=== Data provided ===

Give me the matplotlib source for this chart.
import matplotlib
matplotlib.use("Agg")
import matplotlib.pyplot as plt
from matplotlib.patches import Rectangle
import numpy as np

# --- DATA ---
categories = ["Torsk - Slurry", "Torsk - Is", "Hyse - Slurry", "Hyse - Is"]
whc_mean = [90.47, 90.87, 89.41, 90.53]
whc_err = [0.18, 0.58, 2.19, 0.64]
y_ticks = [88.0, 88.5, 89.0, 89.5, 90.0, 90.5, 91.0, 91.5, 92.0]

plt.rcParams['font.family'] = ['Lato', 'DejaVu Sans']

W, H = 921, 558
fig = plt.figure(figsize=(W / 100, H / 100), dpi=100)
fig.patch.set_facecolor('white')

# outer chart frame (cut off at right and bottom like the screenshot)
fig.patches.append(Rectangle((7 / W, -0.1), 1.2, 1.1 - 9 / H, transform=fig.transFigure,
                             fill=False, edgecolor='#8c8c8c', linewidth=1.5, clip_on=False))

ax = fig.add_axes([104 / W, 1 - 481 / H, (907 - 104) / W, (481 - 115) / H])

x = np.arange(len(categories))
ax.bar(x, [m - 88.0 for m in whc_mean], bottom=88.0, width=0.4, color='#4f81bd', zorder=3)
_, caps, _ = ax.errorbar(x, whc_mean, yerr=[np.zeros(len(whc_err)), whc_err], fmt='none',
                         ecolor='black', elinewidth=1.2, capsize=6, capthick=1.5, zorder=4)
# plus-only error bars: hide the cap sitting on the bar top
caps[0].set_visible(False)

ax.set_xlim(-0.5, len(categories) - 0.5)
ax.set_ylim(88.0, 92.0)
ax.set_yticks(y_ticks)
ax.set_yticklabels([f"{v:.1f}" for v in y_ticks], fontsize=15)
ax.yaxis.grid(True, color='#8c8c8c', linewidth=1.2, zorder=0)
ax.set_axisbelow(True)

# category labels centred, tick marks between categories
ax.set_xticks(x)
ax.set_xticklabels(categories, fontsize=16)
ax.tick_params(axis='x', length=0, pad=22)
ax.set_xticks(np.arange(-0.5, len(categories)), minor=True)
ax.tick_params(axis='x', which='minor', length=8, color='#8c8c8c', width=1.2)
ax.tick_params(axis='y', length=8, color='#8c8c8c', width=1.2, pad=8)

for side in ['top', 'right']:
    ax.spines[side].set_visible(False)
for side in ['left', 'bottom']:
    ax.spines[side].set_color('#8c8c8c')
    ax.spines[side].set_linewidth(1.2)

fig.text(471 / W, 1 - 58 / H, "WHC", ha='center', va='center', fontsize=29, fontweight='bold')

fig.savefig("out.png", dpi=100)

===

_Task requirements_.
Only the lines from the beginning of the material above through the line with "y_ticks = [88.0, 88.5, 89.0, 89.5, 90.0, 90.5, 91.0, 91.5, 92.0]" are wanted; extract them exactly.

_Written solution_.
Give me the matplotlib source for this chart.
import matplotlib
matplotlib.use("Agg")
import matplotlib.pyplot as plt
from matplotlib.patches import Rectangle
import numpy as np

# --- DATA ---
categories = ["Torsk - Slurry", "Torsk - Is", "Hyse - Slurry", "Hyse - Is"]
whc_mean = [90.47, 90.87, 89.41, 90.53]
whc_err = [0.18, 0.58, 2.19, 0.64]
y_ticks = [88.0, 88.5, 89.0, 89.5, 90.0, 90.5, 91.0, 91.5, 92.0]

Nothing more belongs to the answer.